There are 32,940,207 shares outstanding and insiders own 17,209,705 or 52.25 percent. The stock is thinly traded. This is not an idea for anyone managing a large pool of capital…sorry.

Background:

From 1997 to 1999, WRDP was a facilities-based global telecommunications carrier offering voice, data and other telecommunications services to carriers, Internet service providers, medium and large corporations and distributors and resellers operating in Europe and the United States. In order to meet its obligations under its interim loan facility, WRDP sold substantially all of its material assets during the first quarter of 2000.

During 2000 and 2001, WRDP pursued a new business strategy, focused on the delivery of Internet managed hosting services to global companies doing business in the European marketplace. However, WRDP did not achieve the revenue growth it had anticipated, which, combined with the general economic downturn and the slowdown in technology spending, prompted WRDP to review various alternatives to its existing business plan. WRDP decided to take restructuring actions and to divest certain assets during the fourth quarter of 2001 and the first quarter of 2002. As a result, the Company no longer has active business operations.

Since ceasing its business operations in the first quarter of 2002, they had been operating with a minimal headquarters staff. In the second quarter of 2003, the Company's Chief Executive Officer resigned and its remaining employees were terminated. As a result, WRDP does not currently have any employees.

Financials:

Cash & Marketable Securities total $39 million, total assets are $39.45 million and total liabilities are $23.27 million. Stockholder’s equity is $16.18 million or 49 cents per share. WRDP has reserved $10.16 million for net liabilities of non-controlled subsidiaries, which relates to subsidiaries that are essentially bankrupt or in receivership. WRDP believes it will not be required to pay these liabilities. Consistent with that belief, a Company Voluntary Arrangement was approved on August 8, 2003 relating to UK subsidiaries whereby WRDP would reduce net liabilities of non-controlled subsidiaries by $5.6 million while simultaneously receiving a $6 million dividend based on their current creditor claims in the proceedings. This transaction is not guaranteed to happen. If it does, however, it should happen by the end of March 2004. This would increase BV $11.6 million or 35 cents per share. The favorable resolution of other liabilities or the possibility of collecting on some small off balance sheet assets could further increase BV. WRDP is burning through some cash, about $400K/qtr (1.2 cents/share) based on the most recent filing. I anticipate the ultimate cash position to be between 70 cents and $1.00 per share.

Management:

WRDP’s controlling insiders have a successful track record as investors. Michael E. Heisley, Sr. is the Chairman of WRDP. He is the sole managing member of Heico, which owns approximately 6 million shares of WRDP. Stanley Meadows is a director of WRDP, general counsel for Heico and owns approximately 1.8 million shares. From Hoovers Online - “Investment firm Heico Companies specializes in buying distressed companies and turning them around. The firm owns interests in some 30 companies, many of them manufacturers founder Michael Heisley acquired in the Rust Belt during the 1980s. Companies Heico has helped out of bankruptcy include Nutri/System, Davis Wire, and Pettibone, a heavy industrial equipment maker that also holds ownership in other Heico purchases. Other holdings include metal buildings maker Robertson Ceco; convenience foods distributor Tom's Foods; and Worldport Communications, an Internet services provider for mid-market European companies in Europe. Heisley, who founded Heico in 1979, owns the NBA's Memphis Grizzlies.”

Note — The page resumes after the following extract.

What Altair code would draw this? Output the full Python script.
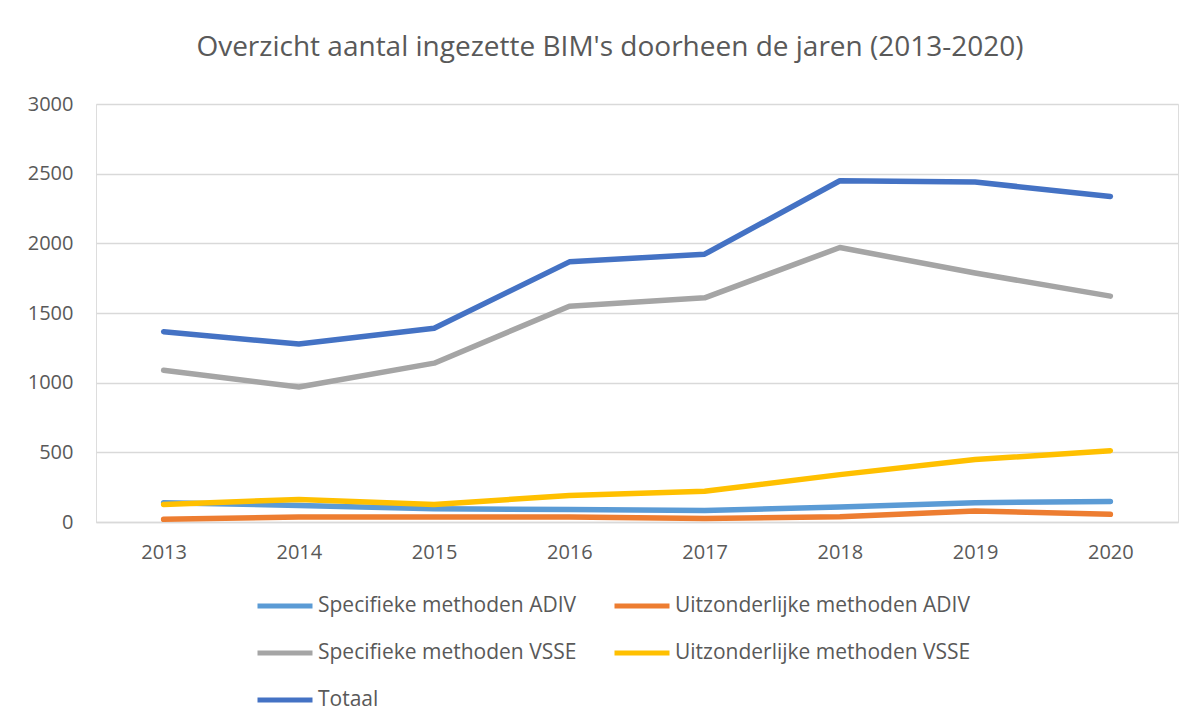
import altair as alt
import pandas as pd

years = ["2013", "2014", "2015", "2016", "2017", "2018", "2019", "2020"]
series_names = [
    "Specifieke methoden ADIV",
    "Uitzonderlijke methoden ADIV",
    "Specifieke methoden VSSE",
    "Uitzonderlijke methoden VSSE",
    "Totaal",
]
spec_adiv = [138, 119, 95, 90, 83, 107, 138, 148]
uitz_adiv = [19, 36, 36, 36, 26, 38, 79, 55]
spec_vsse = [1089, 969, 1140, 1549, 1609, 1970, 1787, 1621]
uitz_vsse = [126, 162, 126, 190, 221, 340, 448, 512]
totaal = [1366, 1277, 1390, 1867, 1922, 2449, 2440, 2336]
colors = ["#5B9BD5", "#ED7D31", "#A5A5A5", "#FFC000", "#4472C4"]
y_ticks = [0, 500, 1000, 1500, 2000, 2500, 3000]

rows = []
for i, (name, vals) in enumerate(zip(series_names, [spec_adiv, uitz_adiv, spec_vsse, uitz_vsse, totaal])):
    for y, v in zip(years, vals):
        rows.append({"Jaar": y, "Reeks": name, "Aantal": v, "volgorde": i})
df = pd.DataFrame(rows)

# legend is filled column by column: order the domain so it reads row by row
legend_order = [series_names[0], series_names[2], series_names[4], series_names[1], series_names[3]]
legend_colors = [colors[0], colors[2], colors[4], colors[1], colors[3]]

FONT = "Open Sans"
GREY = "#595959"

chart = alt.Chart(df).mark_line(strokeWidth=5.5, strokeCap="round", strokeJoin="round").encode(
    x=alt.X("Jaar:O", sort=years, scale=alt.Scale(type="point", padding=0.5),
            axis=alt.Axis(title=None, labelAngle=0, ticks=False, domain=True,
                          domainColor="#d9d9d9", domainWidth=1.5, labelPadding=20,
                          labelFontSize=20, labelColor=GREY, labelFont=FONT)),
    y=alt.Y("Aantal:Q", scale=alt.Scale(domain=[0, 3000], nice=False),
            axis=alt.Axis(title=None, values=y_ticks, format="d", ticks=False, domain=False,
                          gridColor="#d9d9d9", gridWidth=1.5, labelPadding=23,
                          labelFontSize=20, labelColor=GREY, labelFont=FONT)),
    color=alt.Color("Reeks:N", sort=legend_order,
                    scale=alt.Scale(domain=legend_order, range=legend_colors),
                    legend=alt.Legend(title=None, orient="none", legendX=159, legendY=472,
                                      columns=2, columnPadding=27, rowPadding=7,
                                      symbolType="stroke", symbolSize=3025,
                                      symbolStrokeWidth=5, labelOffset=3,
                                      labelFontSize=21, labelColor=GREY, labelFont=FONT,
                                      labelLimit=400)),
    order=alt.Order("volgorde:Q"),
).properties(
    width=1082,
    height=418,
    padding={"left": 88, "top": 96, "right": 10, "bottom": 196},
    autosize=alt.AutoSizeParams(type="none"),
    title=alt.TitleParams("Overzicht aantal ingezette BIM's doorheen de jaren (2013-2020)",
                          font=FONT, fontSize=28, fontWeight="normal", color=GREY,
                          anchor="middle", dx=-27, offset=32),
).configure_view(stroke=None).configure(background="white")

chart.save("out.html", embed_options={"renderer": "svg", "actions": False})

JO Hambro, which owns about $9.4 million shares, is an investment management company based in the UK. Heico & Hambro entered into a stockholders agreement whereby voting control has been secured.

Misc:

About one year ago Heico & Hambo tried to take the company private via a third party tender offer at 50 cents per share. They got a weak response and were forced to abandon their plans. Controlling the company, they then had WRDP tender for shares at 50 cents. About 6 million shares were tendered, enough to give Heico & Hambro voting control. In October 2003 the board of directors authorized the repurchase of 5 million shares. Given how thinly the stock trades another tender offer might be in their plans.

Litigation:

There are various legal actions involving WRDP. Rather than go through them point by point I suggest interested investors read the “Contingencies” section in the most recent 10-Q. There are some potential claims that have not been accrued for including an IRS audit relating to a $57.6 refund in connection with WRDP’s 2001 tax return. There is also a derivative lawsuit pertaining to WRDP’s tender offer and repurchase of preferred stock. A favorable outcome in the derivative suit could add value for shareholders.

Catalyst

Share repurchase program, perhaps through a tender offer; the favorable resolution of outstanding liabilities; and, a sensible acquisition with the cash.